例えばトンカツ一番店は、下限価格を一人前1300円とし上限を3600円にしている。
一食にかけられる予算の制約を加味し、価値に妥協しない商品を市場価格のモノサシで設定。
自分が真に納得するものを上グレードにぶつけている。

 少なくとも下限から上限は3 倍の懐の深さが地域一番店の特徴である。
カメラ一番店はコンパクトデジタルカメラ1万2800円から7万8000円まで約7倍の幅広い品ぞろえを実践している。
自転車一番店は、8800円から6万9800円までの通学用自転車をそろえる。
主観的なフィルターで商品・サービスをそろえるのではなく、求める欲求をすべて受容していこうとするから縦方向に広くなっていく。

 自社の商品・サービスの品ぞろえとは、お客さまのニーズの受け方である。
安い、高いと言った価格や、自分たちの好みを重視する前に、主観を離れ複数のお客さまを理解するためのフィルターを持とう。
顧客セグメントは昔も今も人気がある。
しかし、客層の絞り込みは商売が成り立つのは一部の都会か特定客層へ全国の販売ルート持つ企業にとって有効な手段だ。

 どの車が売れるのかは本当には分からない。
お客さまの反応にトコトン合わせていこうとする思想が、トヨタ自動車を世界一に導いた。
台数が伸びなくとも、なるべく採算が取れる早いムダのないモノづくりが構築できた背景に、それぞれに違うお客さまの反応の深い受容がある。
自動車で異なるお客さまの欲求を一番満たしてきた実践が、繁盛を支えているのだ。

 品ぞろえとはニーズの受け方だ。
うちは高級路線だから、価格の安さが売りだからといった主張は、お客さまの欲求の違いを加味してはいない。

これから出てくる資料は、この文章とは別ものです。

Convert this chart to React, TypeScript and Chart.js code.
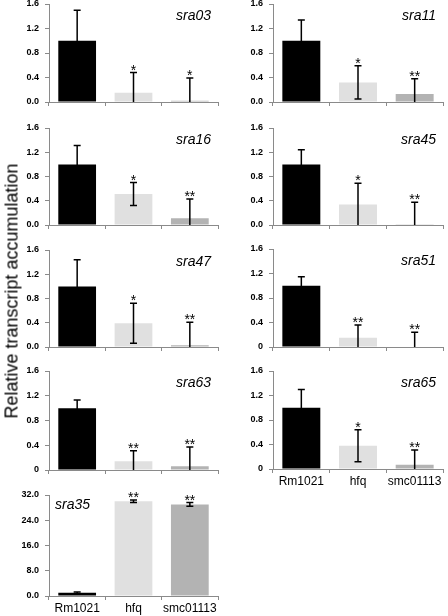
import React, { useEffect, useRef } from "react";
import { Chart, registerables } from "chart.js";

Chart.register(...registerables);

// ---------------- data ----------------
const categories = ["Rm1021", "hfq", "smc01113"];

const sra03Values = [1.0, 0.15, 0.02];
const sra03Errors = [0.5, 0.33, 0.37];
const sra03Stars = ["", "*", "*"];

const sra11Values = [1.0, 0.32, 0.13];
const sra11Errors = [0.34, 0.27, 0.25];
const sra11Stars = ["", "*", "**"];

const sra16Values = [1.0, 0.51, 0.11];
const sra16Errors = [0.31, 0.19, 0.32];
const sra16Stars = ["", "*", "**"];

const sra45Values = [1.0, 0.34, 0.005];
const sra45Errors = [0.24, 0.35, 0.37];
const sra45Stars = ["", "*", "**"];

const sra47Values = [1.0, 0.39, 0.03];
const sra47Errors = [0.44, 0.33, 0.38];
const sra47Stars = ["", "*", "**"];

const sra51Values = [1.0, 0.15, 0.01];
const sra51Errors = [0.145, 0.21, 0.23];
const sra51Stars = ["", "**", "**"];

const sra63Values = [1.0, 0.14, 0.06];
const sra63Errors = [0.13, 0.17, 0.31];
const sra63Stars = ["", "**", "**"];

const sra65Values = [1.0, 0.38, 0.07];
const sra65Errors = [0.3, 0.26, 0.24];
const sra65Stars = ["", "*", "**"];

const sra35Values = [1.0, 30.0, 29.0];
const sra35Errors = [0.3, 0.4, 0.6];
const sra35Stars = ["", "**", "**"];

const smallTicks = [0, 0.4, 0.8, 1.2, 1.6];
const largeTicks = [0, 8, 16, 24, 32];

const yAxisTitle = "Relative transcript accumulation";

// ---------------- styles / layout ----------------
const barColors = ["#000000", "#e0e0e0", "#b3b3b3"];
const axisColor = "#8a8a8a";

type PanelDef = {
  name: string;
  values: number[];
  errors: number[];
  stars: string[];
  ticks: number[];
  zeroLabel: string;
  showLabels: boolean;
  titleLeft: boolean;
  col: number;
  plotTop: number;
  plotH: number;
};

const panels: PanelDef[] = [
  { name: "sra03", values: sra03Values, errors: sra03Errors, stars: sra03Stars, ticks: smallTicks, zeroLabel: "0.0", showLabels: false, titleLeft: false, col: 0, plotTop: 4, plotH: 98 },
  { name: "sra11", values: sra11Values, errors: sra11Errors, stars: sra11Stars, ticks: smallTicks, zeroLabel: "0.0", showLabels: false, titleLeft: false, col: 1, plotTop: 4, plotH: 98 },
  { name: "sra16", values: sra16Values, errors: sra16Errors, stars: sra16Stars, ticks: smallTicks, zeroLabel: "0.0", showLabels: false, titleLeft: false, col: 0, plotTop: 128, plotH: 97 },
  { name: "sra45", values: sra45Values, errors: sra45Errors, stars: sra45Stars, ticks: smallTicks, zeroLabel: "0.0", showLabels: false, titleLeft: false, col: 1, plotTop: 128, plotH: 97 },
  { name: "sra47", values: sra47Values, errors: sra47Errors, stars: sra47Stars, ticks: smallTicks, zeroLabel: "0.0", showLabels: false, titleLeft: false, col: 0, plotTop: 250, plotH: 97 },
  { name: "sra51", values: sra51Values, errors: sra51Errors, stars: sra51Stars, ticks: smallTicks, zeroLabel: "0", showLabels: false, titleLeft: false, col: 1, plotTop: 249, plotH: 98 },
  { name: "sra63", values: sra63Values, errors: sra63Errors, stars: sra63Stars, ticks: smallTicks, zeroLabel: "0", showLabels: false, titleLeft: false, col: 0, plotTop: 371, plotH: 99 },
  { name: "sra65", values: sra65Values, errors: sra65Errors, stars: sra65Stars, ticks: smallTicks, zeroLabel: "0", showLabels: true, titleLeft: false, col: 1, plotTop: 371, plotH: 98 },
  { name: "sra35", values: sra35Values, errors: sra35Errors, stars: sra35Stars, ticks: largeTicks, zeroLabel: "0.0", showLabels: true, titleLeft: true, col: 0, plotTop: 495, plotH: 101 },
];

const PAD_TOP = 8;
const CANVAS_W = 224;

function Panel({ p }: { p: PanelDef }) {
  const ref = useRef<HTMLCanvasElement | null>(null);
  const xH = p.showLabels ? 20 : 6;
  const height = PAD_TOP + p.plotH + xH;

  useEffect(() => {
    if (!ref.current) return;
    const extras = {
      id: "extras",
      afterDatasetsDraw(chart: any) {
        const ctx = chart.ctx;
        const meta = chart.getDatasetMeta(0);
        const y = chart.scales.y;
        const area = chart.chartArea;
        ctx.save();
        p.values.forEach((v, i) => {
          const bar = meta.data[i];
          const x = bar.x;
          const hi = v + p.errors[i];
          const loRaw = v - p.errors[i];
          const lo = Math.max(0, loRaw);
          const yHi = y.getPixelForValue(hi);
          const yLo = y.getPixelForValue(lo);
          ctx.strokeStyle = "#000";
          ctx.lineWidth = 1.5;
          ctx.beginPath();
          ctx.moveTo(x, yLo);
          ctx.lineTo(x, yHi);
          ctx.moveTo(x - 3.5, yHi);
          ctx.lineTo(x + 3.5, yHi);
          if (loRaw > 0) {
            ctx.moveTo(x - 3.5, yLo);
            ctx.lineTo(x + 3.5, yLo);
          }
          ctx.stroke();
          if (p.stars[i]) {
            ctx.fillStyle = "#000";
            ctx.font = "14px 'Liberation Sans', Arial, sans-serif";
            ctx.textAlign = "center";
            ctx.textBaseline = "alphabetic";
            ctx.fillText(p.stars[i], x, yHi + 2);
          }
        });
        ctx.fillStyle = "#000";
        ctx.font = "italic 14px 'Liberation Sans', Arial, sans-serif";
        ctx.textBaseline = "alphabetic";
        if (p.titleLeft) {
          ctx.textAlign = "left";
          ctx.fillText(p.name, area.left + 6, area.top + 14);
        } else {
          ctx.textAlign = "right";
          ctx.fillText(p.name, area.right - 7, area.top + 16);
        }
        ctx.restore();
      },
    };

    const chart = new Chart(ref.current, {
      type: "bar",
      data: {
        labels: categories,
        datasets: [
          {
            data: p.values,
            backgroundColor: barColors,
            borderWidth: 0,
            categoryPercentage: 1,
            barPercentage: 0.67,
          },
        ],
      },
      options: {
        animation: false,
        responsive: false,
        devicePixelRatio: 1,
        layout: { padding: { top: PAD_TOP, right: p.col === 0 ? 6 : 5, left: 0, bottom: 0 } },
        plugins: { legend: { display: false }, tooltip: { enabled: false }, title: { display: false } },
        scales: {
          x: {
            offset: true,
            grid: { display: true, offset: true, drawOnChartArea: false, drawTicks: true, tickLength: 4, color: axisColor },
            border: { display: true, color: axisColor, width: 1 },
            ticks: {
              display: p.showLabels,
              autoSkip: false,
              maxRotation: 0,
              minRotation: 0,
              color: "#000",
              padding: 1,
              font: { family: "'Liberation Sans', Arial, sans-serif", size: 12 },
            },
            afterFit: (s: any) => {
              s.height = xH;
              s.paddingLeft = 0;
              s.paddingRight = 0;
            },
          },
          y: {
            min: p.ticks[0],
            max: p.ticks[p.ticks.length - 1],
            afterBuildTicks: (s: any) => {
              s.ticks = p.ticks.map((v) => ({ value: v }));
            },
            grid: { display: true, drawOnChartArea: false, drawTicks: true, tickLength: 4, color: axisColor },
            border: { display: true, color: axisColor, width: 1 },
            ticks: {
              color: "#000",
              padding: 6,
              font: { family: "'Liberation Sans', Arial, sans-serif", size: 9, weight: "bold" },
              callback: (v: any) => (Number(v) === 0 ? p.zeroLabel : Number(v).toFixed(1)),
            },
            afterFit: (s: any) => {
              s.width = 49;
              s.paddingTop = 0;
              s.paddingBottom = 0;
            },
          },
        },
      },
      plugins: [extras],
    } as any);
    return () => chart.destroy();
  }, []);

  return (
    <canvas
      ref={ref}
      width={CANVAS_W}
      height={height}
      style={{
        position: "absolute",
        left: p.col * CANVAS_W,
        top: p.plotTop - PAD_TOP,
        width: CANVAS_W,
        height,
      }}
    />
  );
}

export default function App() {
  return (
    <div style={{ position: "absolute", left: 0, top: 0, width: 448, height: 616, background: "#fff", overflow: "hidden" }}>
      {panels.map((p) => (
        <Panel key={p.name} p={p} />
      ))}
      <div
        style={{
          position: "absolute",
          left: 12,
          top: 291,
          transform: "translate(-50%, -50%) rotate(-90deg)",
          whiteSpace: "nowrap",
          fontFamily: "'Liberation Sans', Arial, sans-serif",
          fontSize: 18,
          color: "#000",
        }}
      >
        {yAxisTitle}
      </div>
    </div>
  );
}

安い、高いと言った価格や、自分たちの好みや雰囲気を重視する前に、主観を括弧にいれ、お客さまを理解するためのフィルターを持とう。
縦軸に価格を入れ、横軸に好みを入れ自分たちの価値の展開のし方を吟味していこう。

 縦軸の価格は、市場内下限を1として、2倍から3倍、3倍以上の三つの目盛を。
横軸の嗜好性は、自分の好みをAゾーンに対極をCゾーンに中間をBゾーンに三つに。
理論上九つの欲求を考えられる。
品ぞろえとはニーズの受け方、主観を客観に近い形で展開していく実践が肝になる。